Economics will help you to understand more about the world we live in, it is about decisions made by individuals, businesses and governments and how we can make the best possible use of the world’s resources. It will provide you with a deep understanding of how the UK and International economies work and interact and the implications of government decisions. It’s a subject that will improve your analytical, evaluative and critical thinking skills and is highly regarded by both employers and universities.
Students studying three A Levels will be expected to have a minimum of two GCSEs at grade 6 and three GCSEs at grade 5/4, including English Language and Mathematics at grade 5/4 or above. Or eight GCSEs at a minimum of grade 5.
Economics has two major components: microeconomics and macroeconomics. Microeconomics looks at decisions that affect individuals such as how much they earn and how they choose to spend it. We examine individual markets such as the labour market, the market for oil or the market for soft drinks; we look into how these markets sometimes fail and the reasons why governments intervene with policies such as taxes, subsidies and legislation. Macroeconomics looks at what governments can do to help generate more money in the economy, to reduce the number of people unemployed and to encourage international trade and we will look at the policies and tools the government can use to support the economy such as fiscal policy and monetary policy. Some of the following topics are covered:
• Should Raheem Stirling be allowed to earn £200,000 per week whilst the poor in developing countries often live on less than $1 per day? And, why do pilots ear more than teachers?
• Should the High Speed Link project go ahead or could the money be better spent on other things such as education and healthcare?
• Should the government raise the tax on petrol to help cut pollution and global warming?
• Is globalisation good for the UK?
• Why is child poverty on the increase in the UK and should the government increase or reduce taxes on the rich?
• How important are financial markets to the UK economy?
All assessment is completed via examination at the end of the second-year. There are three exams of two hours which covers all areas of the specification (AQA). The exam format is a combination of multiple choice, data response and extended written question.
Enrichment and Work Experience
There are opportunities to go on various trips and visits in order to gain a deeper understanding of the world in which we live. We also run a debate club which encourages students to lead discussions and debate on economic issues. Recent events include:
• Annual trip to the University of Manchester, experience a lecture and meet the Economics department and link to their access programme
• Trip to the Iraqi Consulate
• Trip to Jaguar Land Rover
• Guest speakers e.g. Deloitte, Bank of England, local Labour MP
• National essay writing competitions
Some universities will ask for an A Level in Maths in order to study Economics, however, many do not and the most difficult mathematical skill at A Level is being able to calculate percentage changes. However, for degree level, regardless of the university you might attend, a high standard of mathematics is required, therefore students studying Economics without A Level Mathematics will also study Core Mathematics to support you in this area.

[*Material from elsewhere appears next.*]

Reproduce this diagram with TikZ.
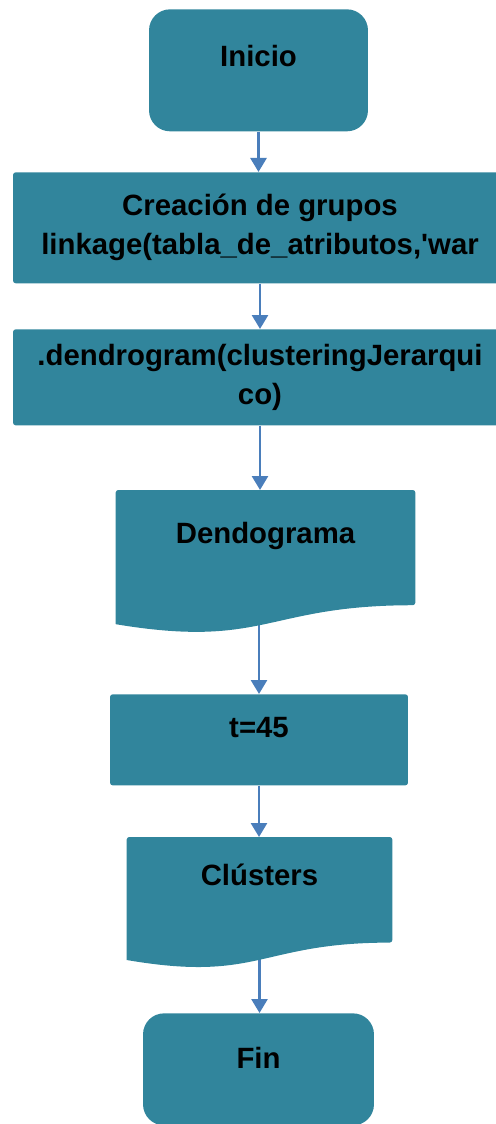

“If all economists were laid end to end, they would still not reach a conclusion”, George Bernard Shaw. Economics offers a new way of thinking, you will see the world in a different way!
Links with other subjects:
Economics can be studied with many other subjects and goes particularly well with Politics, History, Mathematics, Accounting, Business, Geography, Law, Psychology and Computer Science.
Future Career Opportunities
Economics can lead to a variety of finance-based careers. Former students have gone on to work in financial consultancy, investment banking, accounting, the legal profession, management consultancy, retail, distribution, politics and local government as well as journalism. After university, economics graduates are on average, the second highest income earners nationally.
Why study at The Sixth Form Bolton?
You will receive a high quality learning experience in A Level Economics and results are consistently excellent. Students who succeed on this course have gone onto study it in some form at university, including Cambridge and Oxford and have also been part of The Sixth Form’s Honours Programme.
A Level Economics is regarded as a highly academic subject and is well respected by employers and universities alike. We have excellent links with prestigious universities and progression rates to higher education are high.
• Supportive department – additional tutorials, 1-1s, buddy system in place with second year students
• Interactive engaging varied lessons, homework’s never boring and likely to feature a little Netflix now and again
• Follow us on social media: Twitter - @boltonEconomics, Instagram - b6_economics
Some student quotes:
• Quickly became my favourite course because it’s interesting and it helps me see my environment and world from a different perspective
• I initially chose Economics as a filler subject but I’m leaving college with it being my favourite subject and I have even applied to do an Economics degree!
• I really enjoyed when group work was combined with creating a presentation, like ‘in the news’, as it took something that sparked my interest and deepened my understanding. The Manchester University trip was also very enjoyable and showed me several possibilities within the subject.
• I enjoyed the ‘In the news’ sessions and flipped learning as it was something new and something I’ve not done before. I also enjoyed the debates during the lesson e.g. on communism vs capitalism as they added more depth to my knowledge.